Personagens Femininas e como as criar FLAVIO CALAZANS Dragon Magazine. Nº 14. São Paulo: Editora Abril Jovem S.A., junho de 1996

"MULHERES VERDADEIRAS - Flavio Calazans

Meu processo de criação parte do argumento. A temática ou assunto que quero desenvolver é que pedem as personagens, e eu as crio para ilustrar a tese proposta na narrativa.

Os homens são sempre tipos meio planos.

Caso em uma história eu deseje mostrar a massificação e a desumanização urbana, vou criar personagens cuja psicossomática (mente e corpo) reflita isso: que sejam frios, distantes, apáticos e cinzentos como formigas (por exemplo, o homo burocraticus Zé da Silva, em Falta de Força, publicada na revista Aventura e Ficção 19).

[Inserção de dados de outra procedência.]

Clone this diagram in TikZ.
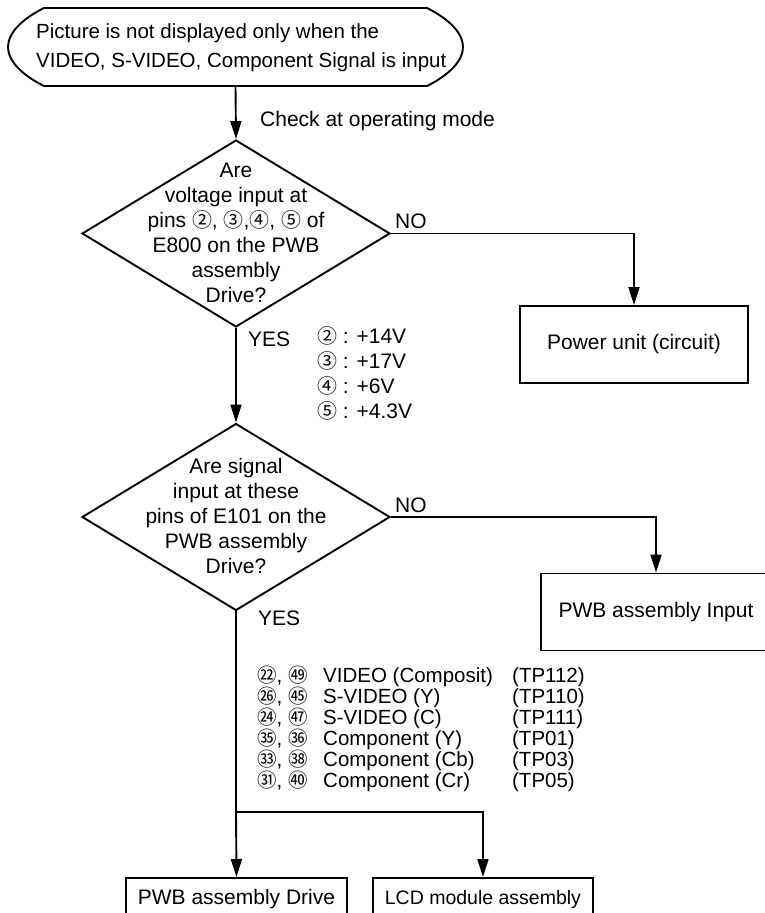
\documentclass[tikz,border=0pt]{standalone}
\usepackage{fontspec}
\setmainfont{Liberation Sans}
\newfontfamily\cjk{Noto Sans CJK JP}[Scale=0.95]
\usetikzlibrary{shapes.geometric,shapes.misc,arrows.meta}
\newcommand{\cn}[1]{\smash{{\cjk #1}}}
\begin{document}
\begin{tikzpicture}[x=1pt,y=-1pt,
  every node/.style={font=\fontsize{21}{25}\selectfont, inner sep=0pt},
  line/.style={line width=1.9pt},
  arr/.style={line width=1.9pt, -{Triangle[length=18pt,width=11pt]}},
  termline/.style={line width=1.9pt},
  dec/.style={draw, line width=1.9pt, diamond, minimum width=308pt, minimum height=187pt},
  box/.style={draw, line width=1.9pt, rectangle},
  ]
\useasboundingbox (0,0) rectangle (764,913);
% terminal
\node[minimum width=455pt, minimum height=78pt] (start) at (235.5,47) {};
\draw[termline] (44,8) -- (427,8) .. controls (449,19) and (463,33) .. (463,47)
  .. controls (463,61) and (449,75) .. (427,86) -- (44,86)
  .. controls (22,75) and (8,61) .. (8,47) .. controls (8,33) and (22,19) .. (44,8) -- cycle;
\node[anchor=west, align=left, font=\fontsize{20.5}{29}\selectfont] (starttxt) at (36,48) {Picture is not displayed only when the\\VIDEO, S-VIDEO, Component Signal is input};
\node[dec] (d1) at (236,233.5) {};
\node[align=center] (d1txt) at (236,233) {Are\\voltage input at\\pins \cn{②}, \cn{③},\cn{④}, \cn{⑤} of\\E800 on the PWB\\assembly\\Drive?};
\draw[arr] (start.south) -- (d1.north);
\node[anchor=west] (check) at (260,121) {Check at operating mode};
\node[box, minimum width=228pt, minimum height=77pt] (power) at (634,344.5) {Power unit (circuit)};
\draw[arr] (d1.east) -| (power.north);
\node[anchor=south west] (no1) at (395,229) {NO};
\node[anchor=west] (yes1) at (248,339) {YES};
\node[anchor=north west, align=left] (volts) at (317,329) {\cn{②} : +14V\\\cn{③} : +17V\\\cn{④} : +6V\\\cn{⑤} : +4.3V};
\node[dec] (d2) at (236,517) {};
\node[align=center] (d2txt) at (236,516) {Are signal\\input at these\\pins of E101 on the\\PWB assembly\\Drive?};
\draw[arr] (d1.south) -- (d2.north);
\node[box, minimum width=230pt, minimum height=77pt] (input) at (656,612) {PWB assembly Input};
\draw[arr] (d2.east) -| (input.north);
\node[anchor=south west] (no2) at (395,513) {NO};
\node[anchor=west] (yes2) at (258,618) {YES};
\node[anchor=north west, font=\fontsize{20.5}{20.5}\selectfont] (sigs) at (257,667) {\begin{tabular}{@{}p{66pt}@{}p{189pt}@{}l@{}}
\cn{㉒}, \cn{㊾} & VIDEO (Composit) & (TP112)\\
\cn{㉖}, \cn{㊺} & S-VIDEO (Y) & (TP110)\\
\cn{㉔}, \cn{㊼} & S-VIDEO (C) & (TP111)\\
\cn{㉟}, \cn{㊱} & Component (Y) & (TP01)\\
\cn{㉝}, \cn{㊳} & Component (Cb) & (TP03)\\
\cn{㉛}, \cn{㊵} & Component (Cr) & (TP05)
\end{tabular}};
\coordinate (split) at (236,812);
\node[box, minimum width=221pt, minimum height=42pt, anchor=north] (drive) at (236.5,877) {PWB assembly Drive};
\node[box, minimum width=220pt, minimum height=42pt, anchor=north west, font=\fontsize{19.5}{24}\selectfont] (lcd) at (372,877) {LCD module assembly};
\draw[line] (d2.south) -- (split);
\draw[arr] (split) -- (drive.north);
\draw[arr] (split) -| (lcd.north);
\end{tikzpicture}
\end{document}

Se quero mostrar como o poder corrompe, vou retratar um governante maldoso, traiçoeiro, esquivo, olhando de esguelha como um rato no esgoto, adaptado a este ambiente maquiavélico.

Por outro lado, um jovem criativo, cheio de vida e esperança, só pode ter um corpo ágil e saudável, gestos amplos e um sorriso no rosto (o Poeta dos Paradoxos, lançado em livreto homônimo, editado pelo autor).

Como gosto de personagens femininas, estas é que são trabalhadas, complexas, contraditórias, parecendo mulheres reais e verdadeiras nos mínimos detalhes, gestos, olhares, modo de vestir e de falar (gírias e expressões) e até o corte de cabelo condizente com a personalidade (intelectuais: cabelos curtos; sedutoras: cabelos longos e cacheados).

É importante que as decisões das personagens femininas tenham motivação, o que vem do passado pessoal de cada uma: se nasceu pobre ou rica, se estudou até a faculdade, as músicas que ouvem os livros que leem, os filmes que assistem, passatempos preferidos, etc.

Quanto mais detalhes realistas tenho, mais elas vivem em meu inconsciente, como se fossem mulheres de verdade que conheci (e que costumam inspirar minhas criações), com seus medos e traumas, paixões e taras, ódios e vergonhas – isso tudo é incorporado automaticamente às suas falas e atos no decorrer das histórias.

Sei que uma personagem está pronta, madura, quando ela toma o controle e “fala” algo que eu não previa, desviando a narrativa, saindo do meu pretexto inicial para impor o próprio subtexto, a própria visão, a própria mensagem e não a minha.

Nesse momento, sinto que um lado feminino meu (Anima) está se manifestando na personagem. É aí que vou aprender mais sobre mim mesmo e o leitor/leitora vai se identificar e projetar a si mesmo nesses conteúdos inconscientes-subliminares.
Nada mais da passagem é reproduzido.